Recorded data ->
++++++++

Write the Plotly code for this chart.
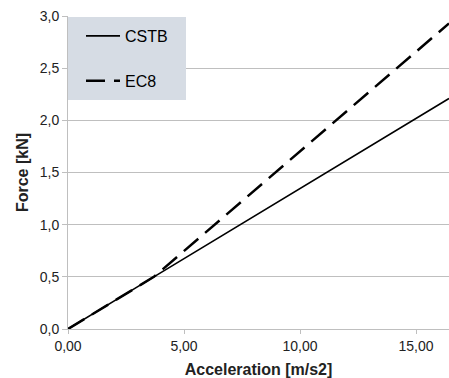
import plotly.graph_objects as go

accel = [0.0, 3.7, 16.42]
cstb = [0.0, 0.50, 2.21]
ec8 = [0.0, 0.50, 2.93]

x_ticks = [0, 5, 10, 15]
y_ticks = [0, 0.5, 1.0, 1.5, 2.0, 2.5, 3.0]

FONT = "Liberation Sans, Arial, sans-serif"

W, H = 449, 378
ML, MR, MT, MB = 68, 0, 16, 49
PW = W - ML - MR
PH = H - MT - MB

fig = go.Figure()
fig.add_trace(go.Scatter(x=accel, y=cstb, mode="lines", name="CSTB",
                         line=dict(color="black", width=1.6),
                         legendgroup="a"))
fig.add_trace(go.Scatter(x=accel, y=ec8, mode="lines", name="EC8",
                         line=dict(color="black", width=2.5, dash="19px,9px"),
                         legendgroup="b"))

# legend background box
fig.add_shape(type="rect", xref="paper", yref="paper", layer="above",
              x0=0, x1=118 / PW, y0=1 - 84 / PH, y1=1 - 1 / PH,
              fillcolor="#D6DCE4", line=dict(width=0))

fig.update_layout(
    width=W, height=H,
    margin=dict(l=ML, r=MR, t=MT, b=MB, autoexpand=False),
    paper_bgcolor="white", plot_bgcolor="white",
    separators=", ",
    font=dict(family=FONT, size=13, color="#222222"),
    showlegend=True,
    legend=dict(x=13 / PW, y=1 - 3 / PH, xanchor="left", yanchor="top",
                bgcolor="rgba(0,0,0,0)", borderwidth=0,
                font=dict(family=FONT, size=16, color="black"),
                tracegroupgap=21, traceorder="grouped",
                itemwidth=34),
    xaxis=dict(range=[0, 16.42], tickvals=x_ticks, tickformat=".2f",
               automargin=False,
               showgrid=False, zeroline=False,
               showline=True, linecolor="#BFBFBF", linewidth=1,
               ticks="outside", ticklen=4, tickcolor="#BFBFBF",
               tickfont=dict(size=14, color="#222222"),
               title=dict(text="<b>Acceleration [m/s2]</b>", standoff=12,
                          font=dict(size=16, color="#222222"))),
    yaxis=dict(range=[0, 3.001], tickvals=y_ticks, tickformat=".1f",
               automargin=False,
               showgrid=True, gridcolor="#BFBFBF", gridwidth=1,
               zeroline=False,
               showline=True, linecolor="#BFBFBF", linewidth=1,
               ticks="outside", ticklen=5, tickcolor="#BFBFBF",
               tickfont=dict(size=14, color="#222222"),
               title=dict(text="<b>Force [kN]</b>", standoff=7,
                          font=dict(size=16, color="#222222"))),
)

fig.write_html(
    "out.html",
    config={"displayModeBar": False},
    post_script="document.body.style.margin='0';document.body.style.overflow='hidden';",
)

++++++++

Problem -> Take the listing above and print it exactly, apart from the pictures.

Task answer ->
Write the Plotly code for this chart.
import plotly.graph_objects as go

accel = [0.0, 3.7, 16.42]
cstb = [0.0, 0.50, 2.21]
ec8 = [0.0, 0.50, 2.93]

x_ticks = [0, 5, 10, 15]
y_ticks = [0, 0.5, 1.0, 1.5, 2.0, 2.5, 3.0]

FONT = "Liberation Sans, Arial, sans-serif"

W, H = 449, 378
ML, MR, MT, MB = 68, 0, 16, 49
PW = W - ML - MR
PH = H - MT - MB

fig = go.Figure()
fig.add_trace(go.Scatter(x=accel, y=cstb, mode="lines", name="CSTB",
                         line=dict(color="black", width=1.6),
                         legendgroup="a"))
fig.add_trace(go.Scatter(x=accel, y=ec8, mode="lines", name="EC8",
                         line=dict(color="black", width=2.5, dash="19px,9px"),
                         legendgroup="b"))

# legend background box
fig.add_shape(type="rect", xref="paper", yref="paper", layer="above",
              x0=0, x1=118 / PW, y0=1 - 84 / PH, y1=1 - 1 / PH,
              fillcolor="#D6DCE4", line=dict(width=0))

fig.update_layout(
    width=W, height=H,
    margin=dict(l=ML, r=MR, t=MT, b=MB, autoexpand=False),
    paper_bgcolor="white", plot_bgcolor="white",
    separators=", ",
    font=dict(family=FONT, size=13, color="#222222"),
    showlegend=True,
    legend=dict(x=13 / PW, y=1 - 3 / PH, xanchor="left", yanchor="top",
                bgcolor="rgba(0,0,0,0)", borderwidth=0,
                font=dict(family=FONT, size=16, color="black"),
                tracegroupgap=21, traceorder="grouped",
                itemwidth=34),
    xaxis=dict(range=[0, 16.42], tickvals=x_ticks, tickformat=".2f",
               automargin=False,
               showgrid=False, zeroline=False,
               showline=True, linecolor="#BFBFBF", linewidth=1,
               ticks="outside", ticklen=4, tickcolor="#BFBFBF",
               tickfont=dict(size=14, color="#222222"),
               title=dict(text="<b>Acceleration [m/s2]</b>", standoff=12,
                          font=dict(size=16, color="#222222"))),
    yaxis=dict(range=[0, 3.001], tickvals=y_ticks, tickformat=".1f",
               automargin=False,
               showgrid=True, gridcolor="#BFBFBF", gridwidth=1,
               zeroline=False,
               showline=True, linecolor="#BFBFBF", linewidth=1,
               ticks="outside", ticklen=5, tickcolor="#BFBFBF",
               tickfont=dict(size=14, color="#222222"),
               title=dict(text="<b>Force [kN]</b>", standoff=7,
                          font=dict(size=16, color="#222222"))),
)

fig.write_html(
    "out.html",
    config={"displayModeBar": False},
    post_script="document.body.style.margin='0';document.body.style.overflow='hidden';",
)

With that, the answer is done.